Recently, John Mayer has been generating some hype on the “PRS Stratocaster” he wore on stage in Boston, MA. Though it seems like PRS just went ahead and made a body style for Mayer that he’s comfortable with, many are feeding the rumor mill (including Mayer himself) with claims that a new PRS signature is on the way. With all this talk getting me in the PRS mood, I headed into the live room at zZounds HQ and picked up a stunning McCarty 594.
When pulling this off the rack, the eye drifts directly to the gorgeous curved top, carved similar to a violin that arcs back up once it hits binding. The flamed maple 10-top looks immaculate and powerful. The traditional PRS bird inlays are neat, and add a class to this guitar that sets it apart as a premier offering. This is about as good as it gets when all you want is a high-end PRS.
The back and neck are mahogany, an effective and deliberate choice Paul Reed Smith himself made in order emulate the warm tone of Les Paul of yesteryear. After all, the PRS McCarty series was crafted as a tribute to former Gibson CEO Ted McCarty, whom Smith had valued as a friend and mentor.
Playing this guitar was a distinctive experience. I was getting the feel of a Les Paul in some ways, but there was another nagging feeling of something different. The McCarty 594 plays like its own instrument. This is not a 100 percent emulation of any one guitar or brand, this is a PRS of the highest level and it uniquely shows in its play. The neck is wide and the body is thick for a solid-body: it feels powerful in the hand. Nothing was difficult to reach or fret. I can see Gibson players as well as the PRS faithful regarding this guitar in the highest degree.
The McCarty 594 features PRS 58/15 LT pickups with “push/pull” coil taps on the tone controls. The pickups are set up for a vintage tone, and in the humbucker mode they crunch right along with the best of the ’50s and ’60s Gibson pickups. Pushing this guitar through a Fender Vibrolux Reverb left me with tons of tonal options and kicking on the coil tap to “single” let a jangly Stratocaster-esque tone ring out through the speakers.
I kept the pickups on single-coil for the rest of the session. I was amazed with the tone this guitar got; almost a “wet” already mixed/compressed Stratocaster tone that would be perfect for jazz or R&B.

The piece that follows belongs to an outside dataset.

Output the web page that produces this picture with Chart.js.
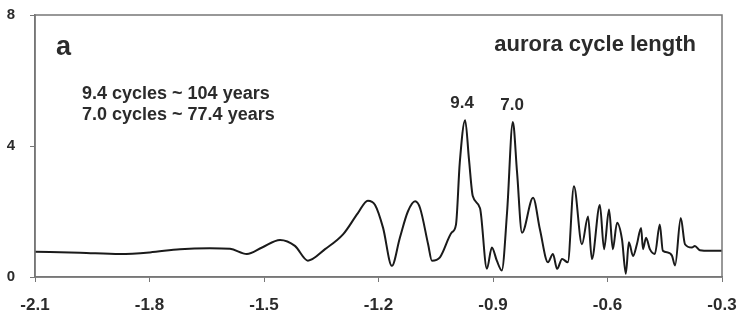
<!DOCTYPE html>
<html lang="en">
<head>
    <meta charset="UTF-8">
    <title>Aurora cycle length</title>
    <script src="https://cdn.jsdelivr.net/npm/chart.js"></script>
    <style>
        body {
            margin: 0;
            padding: 0;
            background-color: #fff;
        }
        .chart-container {
            position: relative;
            width: 740px;
            height: 319px;
        }
    </style>
</head>
<body>
    <div class="chart-container">
        <canvas id="auroraChart"></canvas>
    </div>

    <script>
        // Spectrum (log frequency vs power)
        const logFreq = [
            -2.100, -1.982, -1.877, -1.799, -1.720, -1.642, -1.589, -1.545, -1.505, -1.458,
            -1.419, -1.385, -1.340, -1.293, -1.254, -1.228, -1.209, -1.188, -1.165, -1.144,
            -1.123, -1.104, -1.091, -1.070, -1.060, -1.039, -1.008, -0.997, -0.987, -0.973,
            -0.963, -0.953, -0.934, -0.916, -0.903, -0.890, -0.877, -0.863, -0.848, -0.837,
            -0.824, -0.795, -0.777, -0.756, -0.743, -0.732, -0.719, -0.704, -0.688, -0.667,
            -0.651, -0.641, -0.620, -0.609, -0.596, -0.586, -0.575, -0.562, -0.552, -0.544,
            -0.533, -0.523, -0.512, -0.507, -0.499, -0.489, -0.476, -0.463, -0.455, -0.442,
            -0.431, -0.423, -0.408, -0.397, -0.379, -0.371, -0.358, -0.332, -0.300
        ];
        const power = [
            0.77, 0.74, 0.70, 0.75, 0.85, 0.88, 0.86, 0.70, 0.90, 1.13,
            0.95, 0.50, 0.85, 1.30, 1.95, 2.33, 2.20, 1.50, 0.34, 1.20,
            2.00, 2.31, 2.10, 1.00, 0.50, 0.60, 1.36, 1.60, 3.50, 4.79,
            3.60, 2.47, 2.10, 0.25, 0.90, 0.50, 0.20, 2.00, 4.73, 3.20,
            1.35, 2.42, 1.45, 0.45, 0.70, 0.25, 0.55, 0.45, 2.77, 1.00,
            1.85, 0.55, 2.20, 0.85, 2.06, 0.85, 1.66, 1.15, 0.10, 1.06,
            0.64, 1.00, 1.50, 0.85, 1.20, 0.85, 0.70, 1.60, 0.80, 0.75,
            0.65, 0.35, 1.80, 1.00, 0.90, 0.95, 0.82, 0.80, 0.80
        ];
        const xTicks = [-2.1, -1.8, -1.5, -1.2, -0.9, -0.6, -0.3];
        const yTicks = [0, 4, 8];

        const peakLabels = [
            { x: -0.981, y: 4.79, text: '9.4' },
            { x: -0.850, y: 4.73, text: '7.0' }
        ];

        const font = '"Liberation Sans", Arial, sans-serif';
        const textColor = '#2b2b2b';
        const frameColor = '#777';

        // Frame around plot and the text notes
        const notesPlugin = {
            id: 'notes',
            afterDatasetsDraw(chart) {
                const { ctx, chartArea, scales } = chart;
                ctx.save();
                ctx.strokeStyle = frameColor;
                ctx.lineWidth = 1.5;
                ctx.strokeRect(chartArea.left, chartArea.top,
                    chartArea.right - chartArea.left, chartArea.bottom - chartArea.top);

                ctx.fillStyle = textColor;
                ctx.textBaseline = 'alphabetic';

                ctx.font = 'bold 27px ' + font;
                ctx.textAlign = 'left';
                ctx.fillText('a', chartArea.left + 21, 55);

                ctx.font = 'bold 22px ' + font;
                ctx.textAlign = 'right';
                ctx.fillText('aurora cycle length', chartArea.right - 26, 51);

                ctx.font = 'bold 18px ' + font;
                ctx.textAlign = 'left';
                ctx.fillText('9.4 cycles ~ 104 years', chartArea.left + 47, 99);
                ctx.fillText('7.0 cycles ~ 77.4 years', chartArea.left + 47, 120);

                ctx.font = 'bold 17px ' + font;
                ctx.textAlign = 'center';
                peakLabels.forEach(p => {
                    const px = scales.x.getPixelForValue(p.x);
                    const py = scales.y.getPixelForValue(p.y);
                    ctx.fillText(p.text, px, py - 12);
                });
                ctx.restore();
            }
        };

        const ctx = document.getElementById('auroraChart').getContext('2d');
        const auroraChart = new Chart(ctx, {
            type: 'line',
            data: {
                datasets: [{
                    label: 'aurora cycle length',
                    data: logFreq.map((x, i) => ({ x: x, y: power[i] })),
                    borderColor: '#1a1a1a',
                    borderWidth: 2,
                    pointRadius: 0,
                    fill: false,
                    cubicInterpolationMode: 'monotone'
                }]
            },
            options: {
                responsive: true,
                maintainAspectRatio: false,
                animation: false,
                layout: {
                    padding: { top: 15, right: 18, left: 0, bottom: 0 }
                },
                plugins: {
                    legend: { display: false },
                    tooltip: { enabled: false }
                },
                scales: {
                    x: {
                        type: 'linear',
                        min: -2.1,
                        max: -0.3,
                        afterBuildTicks: s => { s.ticks = xTicks.map(v => ({ value: v })); },
                        afterFit: s => { s.height = 42; s.paddingLeft = 0; s.paddingRight = 0; },
                        grid: { drawOnChartArea: false, drawTicks: true, tickLength: 5, color: frameColor },
                        border: { display: true, color: frameColor, width: 1.5 },
                        ticks: {
                            padding: 13,
                            color: textColor,
                            maxRotation: 0,
                            font: { family: font, size: 17, weight: 'bold' },
                            callback: v => v.toFixed(1)
                        }
                    },
                    y: {
                        min: 0,
                        max: 8,
                        afterBuildTicks: s => { s.ticks = yTicks.map(v => ({ value: v })); },
                        afterFit: s => { s.width = 35; s.paddingTop = 0; s.paddingBottom = 0; },
                        grid: { drawOnChartArea: false, drawTicks: true, tickLength: 5, color: frameColor },
                        border: { display: true, color: frameColor, width: 1.5 },
                        ticks: {
                            padding: 15,
                            color: textColor,
                            font: { family: font, size: 15, weight: 'bold' },
                            callback: v => String(v)
                        }
                    }
                }
            },
            plugins: [notesPlugin]
        });
    </script>
</body>
</html>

This guitar is for the PRS purist, someone who is with the company until the end. With its price tag, features and playability it is firmly in the “elite/performance” category of instruments. Such a high-end instrument can’t really be limited to a singular use (studio, tour, etc.) This is definitely a “forever guitar” — something that will be a workhorse, and will always sound great doing whatever is asked of it.